Your task is to retype the lines between the line with "Generate a web" and the line with "const bars = seriesNames.map((s, si)", inclusive. Copy no pictures and no other lines.
____ Exercise data
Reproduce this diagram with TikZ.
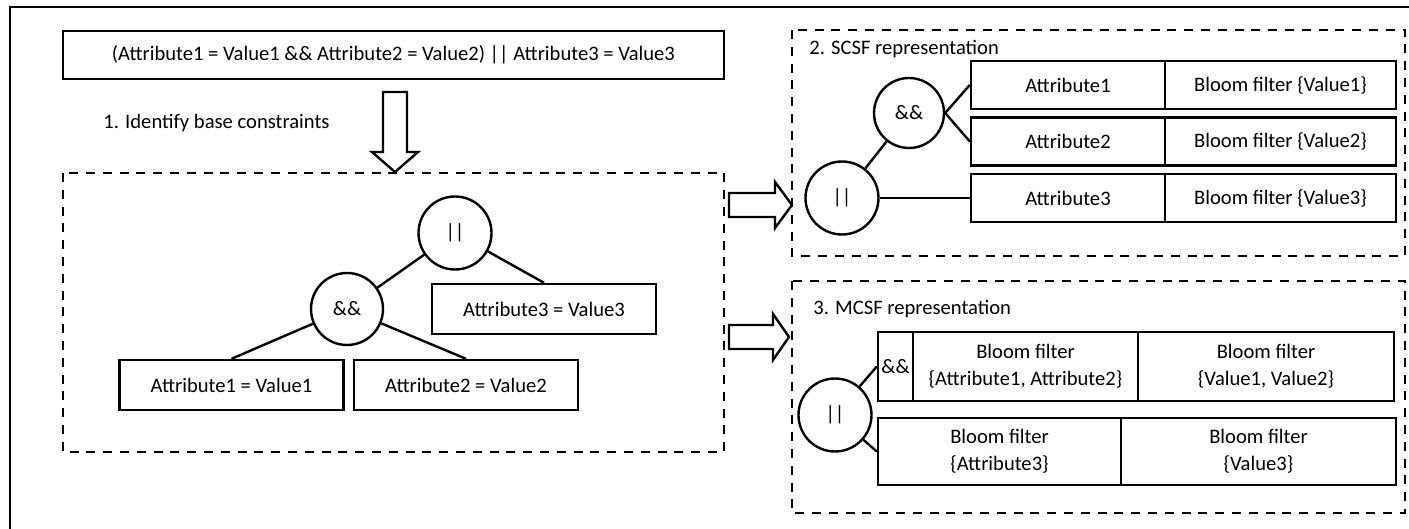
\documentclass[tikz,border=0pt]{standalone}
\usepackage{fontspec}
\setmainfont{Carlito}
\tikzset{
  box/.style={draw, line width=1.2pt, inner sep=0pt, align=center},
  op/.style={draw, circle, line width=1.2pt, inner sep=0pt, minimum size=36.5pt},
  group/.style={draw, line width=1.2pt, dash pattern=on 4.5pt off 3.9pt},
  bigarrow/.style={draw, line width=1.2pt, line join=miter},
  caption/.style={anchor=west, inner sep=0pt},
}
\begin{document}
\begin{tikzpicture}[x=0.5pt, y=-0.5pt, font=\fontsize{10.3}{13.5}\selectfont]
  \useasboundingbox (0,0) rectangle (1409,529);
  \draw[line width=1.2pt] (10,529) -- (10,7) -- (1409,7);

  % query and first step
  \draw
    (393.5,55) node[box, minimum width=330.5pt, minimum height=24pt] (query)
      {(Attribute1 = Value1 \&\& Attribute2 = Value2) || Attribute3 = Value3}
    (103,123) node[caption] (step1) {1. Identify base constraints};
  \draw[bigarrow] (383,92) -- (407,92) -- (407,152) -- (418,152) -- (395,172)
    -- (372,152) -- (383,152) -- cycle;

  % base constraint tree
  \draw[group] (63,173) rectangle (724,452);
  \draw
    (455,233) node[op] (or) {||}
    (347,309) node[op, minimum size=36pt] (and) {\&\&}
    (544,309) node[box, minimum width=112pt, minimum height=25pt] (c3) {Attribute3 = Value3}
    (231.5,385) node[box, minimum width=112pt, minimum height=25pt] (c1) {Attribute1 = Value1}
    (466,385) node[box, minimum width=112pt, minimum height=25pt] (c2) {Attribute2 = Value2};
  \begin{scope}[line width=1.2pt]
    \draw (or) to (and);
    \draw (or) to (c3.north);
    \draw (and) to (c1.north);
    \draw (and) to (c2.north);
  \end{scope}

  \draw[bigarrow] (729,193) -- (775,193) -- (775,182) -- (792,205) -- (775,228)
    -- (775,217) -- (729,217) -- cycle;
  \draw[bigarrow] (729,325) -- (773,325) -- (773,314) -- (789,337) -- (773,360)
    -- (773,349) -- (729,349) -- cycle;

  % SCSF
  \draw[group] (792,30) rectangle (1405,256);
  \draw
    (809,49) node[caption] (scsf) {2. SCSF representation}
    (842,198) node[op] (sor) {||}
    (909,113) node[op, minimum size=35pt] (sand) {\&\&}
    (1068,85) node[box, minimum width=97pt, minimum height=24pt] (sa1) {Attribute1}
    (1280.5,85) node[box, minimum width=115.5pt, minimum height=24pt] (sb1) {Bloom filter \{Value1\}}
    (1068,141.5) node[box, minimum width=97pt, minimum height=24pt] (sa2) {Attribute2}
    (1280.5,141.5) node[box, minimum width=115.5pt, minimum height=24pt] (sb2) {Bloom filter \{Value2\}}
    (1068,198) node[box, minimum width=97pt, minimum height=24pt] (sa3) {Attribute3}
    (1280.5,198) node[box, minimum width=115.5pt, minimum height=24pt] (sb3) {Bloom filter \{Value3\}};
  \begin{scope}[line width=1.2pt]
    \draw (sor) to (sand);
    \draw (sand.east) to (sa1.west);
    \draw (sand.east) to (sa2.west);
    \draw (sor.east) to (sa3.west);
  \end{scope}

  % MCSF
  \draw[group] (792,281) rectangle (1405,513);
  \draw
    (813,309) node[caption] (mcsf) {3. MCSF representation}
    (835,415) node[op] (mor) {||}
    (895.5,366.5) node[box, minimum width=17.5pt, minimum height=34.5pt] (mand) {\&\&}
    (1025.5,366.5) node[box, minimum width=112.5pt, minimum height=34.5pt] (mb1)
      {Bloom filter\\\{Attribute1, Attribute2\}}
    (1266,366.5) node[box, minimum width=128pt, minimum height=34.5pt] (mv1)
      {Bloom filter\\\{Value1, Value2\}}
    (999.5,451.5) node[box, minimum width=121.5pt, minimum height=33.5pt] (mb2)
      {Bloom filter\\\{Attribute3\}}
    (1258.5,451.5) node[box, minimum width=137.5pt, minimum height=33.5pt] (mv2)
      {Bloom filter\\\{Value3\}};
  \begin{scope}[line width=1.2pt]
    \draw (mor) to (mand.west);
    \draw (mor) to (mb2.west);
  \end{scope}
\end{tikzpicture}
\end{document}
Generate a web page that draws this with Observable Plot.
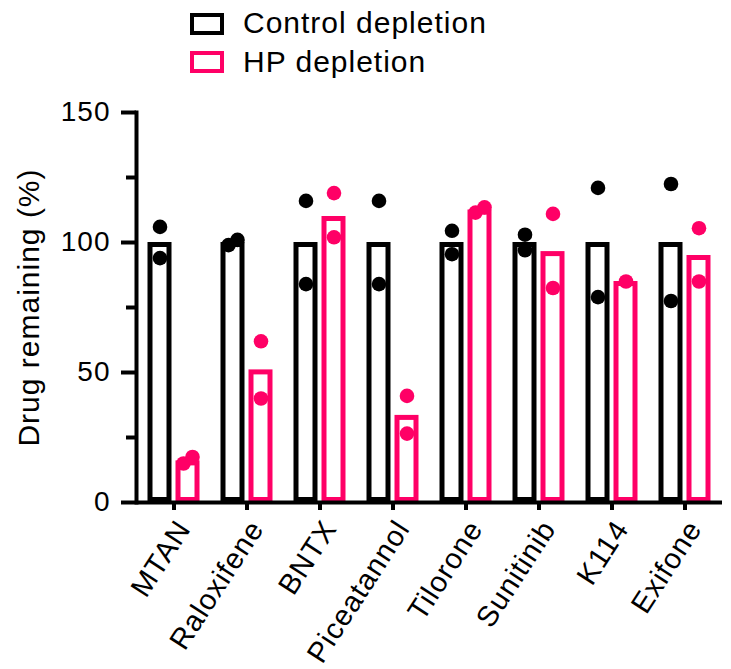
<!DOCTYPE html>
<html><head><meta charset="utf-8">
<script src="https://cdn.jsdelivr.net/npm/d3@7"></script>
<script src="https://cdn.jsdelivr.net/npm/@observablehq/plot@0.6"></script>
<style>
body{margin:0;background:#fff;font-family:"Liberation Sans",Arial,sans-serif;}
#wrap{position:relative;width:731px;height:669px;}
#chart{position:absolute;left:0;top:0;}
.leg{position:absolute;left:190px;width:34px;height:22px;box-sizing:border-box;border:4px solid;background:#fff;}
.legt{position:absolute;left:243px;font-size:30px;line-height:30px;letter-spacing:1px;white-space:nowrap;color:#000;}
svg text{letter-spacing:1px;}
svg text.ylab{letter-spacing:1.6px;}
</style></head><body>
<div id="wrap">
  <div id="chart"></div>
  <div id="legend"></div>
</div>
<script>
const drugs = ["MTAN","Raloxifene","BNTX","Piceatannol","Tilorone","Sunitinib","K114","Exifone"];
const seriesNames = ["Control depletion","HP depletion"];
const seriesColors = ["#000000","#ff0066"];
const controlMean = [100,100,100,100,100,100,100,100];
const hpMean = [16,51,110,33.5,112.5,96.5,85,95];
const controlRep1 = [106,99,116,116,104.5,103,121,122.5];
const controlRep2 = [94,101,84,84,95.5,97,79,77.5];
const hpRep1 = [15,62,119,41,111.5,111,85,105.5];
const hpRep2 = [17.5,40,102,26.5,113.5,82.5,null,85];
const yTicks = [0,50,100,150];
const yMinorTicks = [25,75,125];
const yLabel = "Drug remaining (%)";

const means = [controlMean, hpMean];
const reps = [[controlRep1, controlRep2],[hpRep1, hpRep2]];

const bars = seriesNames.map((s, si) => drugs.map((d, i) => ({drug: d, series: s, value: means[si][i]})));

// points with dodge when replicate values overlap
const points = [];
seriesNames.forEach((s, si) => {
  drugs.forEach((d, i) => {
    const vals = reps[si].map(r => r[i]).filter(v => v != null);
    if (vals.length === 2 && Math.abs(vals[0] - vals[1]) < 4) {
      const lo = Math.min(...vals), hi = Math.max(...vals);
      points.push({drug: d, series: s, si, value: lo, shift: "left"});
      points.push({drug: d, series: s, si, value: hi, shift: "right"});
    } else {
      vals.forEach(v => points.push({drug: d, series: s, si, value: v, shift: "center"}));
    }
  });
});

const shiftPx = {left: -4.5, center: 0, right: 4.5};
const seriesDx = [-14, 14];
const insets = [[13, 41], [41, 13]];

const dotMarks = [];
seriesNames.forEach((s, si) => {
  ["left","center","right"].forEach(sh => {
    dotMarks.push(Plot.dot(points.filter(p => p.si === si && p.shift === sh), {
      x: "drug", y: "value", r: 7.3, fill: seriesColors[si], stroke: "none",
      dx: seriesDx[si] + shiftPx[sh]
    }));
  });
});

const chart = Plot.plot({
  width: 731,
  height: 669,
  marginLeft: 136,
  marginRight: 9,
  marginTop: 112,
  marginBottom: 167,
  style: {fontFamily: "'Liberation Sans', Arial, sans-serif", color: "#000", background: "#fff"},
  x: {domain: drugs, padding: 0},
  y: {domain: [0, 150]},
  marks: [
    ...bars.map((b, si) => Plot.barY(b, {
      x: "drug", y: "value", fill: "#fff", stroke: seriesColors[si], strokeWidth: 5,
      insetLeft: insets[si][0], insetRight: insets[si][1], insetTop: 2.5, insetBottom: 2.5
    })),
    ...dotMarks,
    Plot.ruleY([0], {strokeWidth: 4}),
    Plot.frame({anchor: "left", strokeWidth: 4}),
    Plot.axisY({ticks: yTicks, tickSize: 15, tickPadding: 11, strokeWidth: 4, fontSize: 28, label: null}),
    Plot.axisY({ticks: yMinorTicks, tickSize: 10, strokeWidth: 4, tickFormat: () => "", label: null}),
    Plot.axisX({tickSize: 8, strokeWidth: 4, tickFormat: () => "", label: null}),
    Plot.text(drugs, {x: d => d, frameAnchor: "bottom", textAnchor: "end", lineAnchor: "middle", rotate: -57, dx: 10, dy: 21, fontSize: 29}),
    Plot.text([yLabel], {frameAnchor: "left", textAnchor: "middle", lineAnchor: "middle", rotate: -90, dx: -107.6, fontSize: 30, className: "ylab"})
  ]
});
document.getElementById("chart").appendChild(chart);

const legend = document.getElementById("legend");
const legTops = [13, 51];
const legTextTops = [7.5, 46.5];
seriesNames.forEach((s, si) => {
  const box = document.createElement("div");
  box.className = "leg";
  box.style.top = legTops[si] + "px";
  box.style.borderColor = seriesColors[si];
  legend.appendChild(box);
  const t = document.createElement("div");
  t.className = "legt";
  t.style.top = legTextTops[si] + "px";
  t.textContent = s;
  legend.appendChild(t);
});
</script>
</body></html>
________
§ Correct answer:
Generate a web page that draws this with Observable Plot.
<!DOCTYPE html>
<html><head><meta charset="utf-8">
<script src="https://cdn.jsdelivr.net/npm/d3@7"></script>
<script src="https://cdn.jsdelivr.net/npm/@observablehq/plot@0.6"></script>
<style>
body{margin:0;background:#fff;font-family:"Liberation Sans",Arial,sans-serif;}
#wrap{position:relative;width:731px;height:669px;}
#chart{position:absolute;left:0;top:0;}
.leg{position:absolute;left:190px;width:34px;height:22px;box-sizing:border-box;border:4px solid;background:#fff;}
.legt{position:absolute;left:243px;font-size:30px;line-height:30px;letter-spacing:1px;white-space:nowrap;color:#000;}
svg text{letter-spacing:1px;}
svg text.ylab{letter-spacing:1.6px;}
</style></head><body>
<div id="wrap">
  <div id="chart"></div>
  <div id="legend"></div>
</div>
<script>
const drugs = ["MTAN","Raloxifene","BNTX","Piceatannol","Tilorone","Sunitinib","K114","Exifone"];
const seriesNames = ["Control depletion","HP depletion"];
const seriesColors = ["#000000","#ff0066"];
const controlMean = [100,100,100,100,100,100,100,100];
const hpMean = [16,51,110,33.5,112.5,96.5,85,95];
const controlRep1 = [106,99,116,116,104.5,103,121,122.5];
const controlRep2 = [94,101,84,84,95.5,97,79,77.5];
const hpRep1 = [15,62,119,41,111.5,111,85,105.5];
const hpRep2 = [17.5,40,102,26.5,113.5,82.5,null,85];
const yTicks = [0,50,100,150];
const yMinorTicks = [25,75,125];
const yLabel = "Drug remaining (%)";

const means = [controlMean, hpMean];
const reps = [[controlRep1, controlRep2],[hpRep1, hpRep2]];

const bars = seriesNames.map((s, si) => drugs.map((d, i) => ({drug: d, series: s, value: means[si][i]})));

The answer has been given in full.